Meeting at school, the collective of these four young men has progressed a long way, and being snapped up by primary indie label Domino records and highly tipped for the top by leading musicpress in recent years. Wild Beasts haven’t so much been a hype band as slow burners, with gradual hype building from frequent appearances at small British festivals and gigs, building quite the reputation, and captivating listeners, and Wild Beasts’ show at Shepherds Bush empire did just that, wowing fans whilst truly cementing a well deserved place as the forefront runners in the future of British music. At the pinnacle of their career with two sold-out shows at one of London’s most established venues, the facts speak for themselves, and likewise, success is well deserved.

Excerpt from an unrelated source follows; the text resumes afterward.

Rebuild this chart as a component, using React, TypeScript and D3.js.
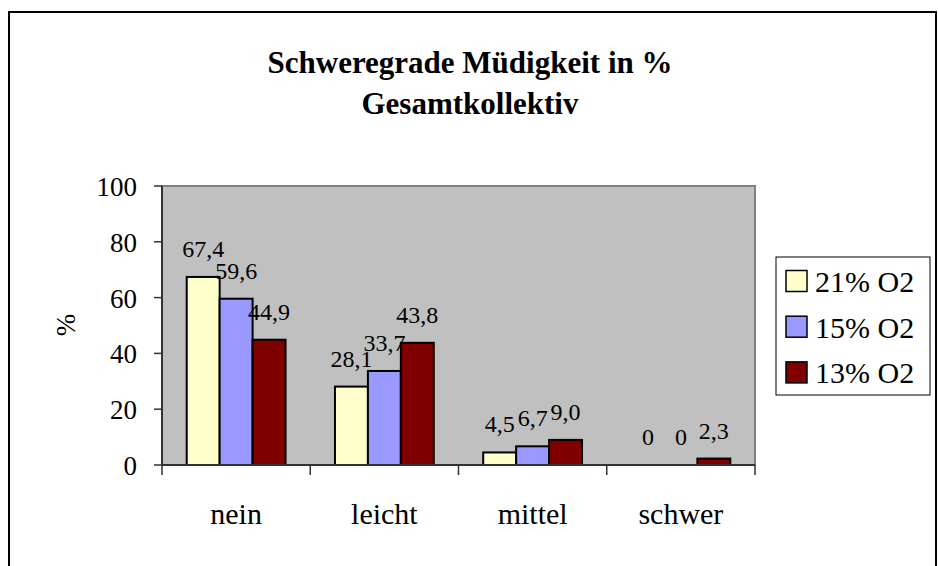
import React from "react";
import * as d3 from "d3";

const categories = ["nein", "leicht", "mittel", "schwer"];
const seriesNames = ["21% O2", "15% O2", "13% O2"];
const seriesColors = ["#FFFFCC", "#9999FF", "#800000"];
const values21 = [67.4, 28.1, 4.5, 0];
const values15 = [59.6, 33.7, 6.7, 0];
const values13 = [44.9, 43.8, 9.0, 2.3];
const yTicks = [0, 20, 40, 60, 80, 100];

const fmt = (v: number) => (v === 0 ? "0" : v.toFixed(1).replace(".", ","));

const left = 162, right = 755, top = 186, bottom = 465;

const App = () => {
  const x = d3.scaleBand().domain(categories).range([left, right]);
  const y = d3.scaleLinear().domain([0, 100]).range([bottom, top]);
  const barW = x.bandwidth() / 4.5;
  const sub = d3.scaleBand().domain(seriesNames).range([0, barW * 3]);
  const series = [values21, values15, values13];
  const bounds = categories.map(c => x(c)!).concat([right]);

  return (
    <svg width={938} height={566} style={{ position: "absolute", left: 0, top: 0, fontFamily: "Liberation Serif" }}>
      <rect x={9} y={12} width={927} height={570} fill="#fff" stroke="#000" strokeWidth={2} />
      <text textAnchor="middle" fontWeight="bold" fontSize={31}>
        <tspan x={470} y={73}>Schweregrade Müdigkeit in %</tspan>
        <tspan x={470} y={114}>Gesamtkollektiv</tspan>
      </text>

      <rect x={left} y={top} width={right - left} height={bottom - top} fill="#C0C0C0" stroke="#808080" strokeWidth={2} />

      {series.map((vals, si) => (
        <g key={si}>
          {vals.map((v, i) => {
            const bx = x(categories[i])! + barW * 0.75 + sub(seriesNames[si])!;
            return (
              <g key={i}>
                {v > 0 && (
                  <rect x={bx} y={y(v)} width={barW} height={bottom - y(v)}
                    fill={seriesColors[si]} stroke="#000" strokeWidth={2} />
                )}
                <text x={bx + barW / 2} y={y(v) - 20} textAnchor="middle" fontSize={24}>{fmt(v)}</text>
              </g>
            );
          })}
        </g>
      ))}

      {/* y axis */}
      <line x1={left} x2={left} y1={top} y2={bottom} stroke="#333" strokeWidth={2} />
      {yTicks.map(t => (
        <g key={t}>
          <line x1={left - 8} x2={left} y1={y(t)} y2={y(t)} stroke="#333" strokeWidth={1.5} />
          <text x={left - 25} y={y(t) + 10} textAnchor="end" fontSize={27}>{t}</text>
        </g>
      ))}

      {/* x axis */}
      <line x1={left} x2={right} y1={bottom} y2={bottom} stroke="#333" strokeWidth={2} />
      {bounds.map((b, i) => (
        <line key={i} x1={b} x2={b} y1={bottom} y2={bottom + 10} stroke="#333" strokeWidth={1.5} />
      ))}
      {categories.map(c => (
        <text key={c} x={x(c)! + x.bandwidth() / 2} y={524} textAnchor="middle" fontSize={30}>{c}</text>
      ))}

      <text transform="translate(75,325) rotate(-90)" textAnchor="middle" fontSize={27}>%</text>

      {/* legend */}
      <rect x={776} y={257} width={154} height={138} fill="#fff" stroke="#000" strokeWidth={1} />
      {seriesNames.map((name, i) => {
        const cy = 281 + i * 45.7;
        return (
          <g key={name}>
            <rect x={786} y={cy - 10.5} width={21} height={21} fill={seriesColors[i]} stroke="#000" strokeWidth={1.5} />
            <text x={815} y={cy + 11} fontSize={30}>{name}</text>
          </g>
        );
      })}
    </svg>
  );
};

export default App;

The band donned the stage, with no need for flashy décor, but simply the adornment of the falsetto from frontman Hayden Thorpe and soulful voice of Tom Fleming was enough to send shivers down anyone’s spine. The duality of the pairs voices was almost shattering, with profound vocals in strong delivery, hard-hitting and precise, showcased on opener “Lions Share”. The band have evolved through recent years, most notably through their latest two albums, Limbo Panto (2008) and Two Dancers, which have caused a stir surrounding the band. Noteworthy in nature, the band has continued to stun, with a perpetual development in style and sound. Wild Beasts continued to showcase a range of material from their back catalogue to a real response, with total engagement from the entire venue – a rarity in these ages where gigs are often banded about as just ‘something to do.’ The consistency of Wild Beasts’ set was outstanding, with both tracks from the new album, such as “Bed of Nails”, “Albatross” and “Deeper” truly pulling in the audience in to a uncanny level of engagement, whilst old fan favourites which allowed the band to reach the success they have achieved and very much cemented their reputation on the UK’s independent scene, such as “The Devil’s Crayon”, allowed the crowd to let loose in old familiars.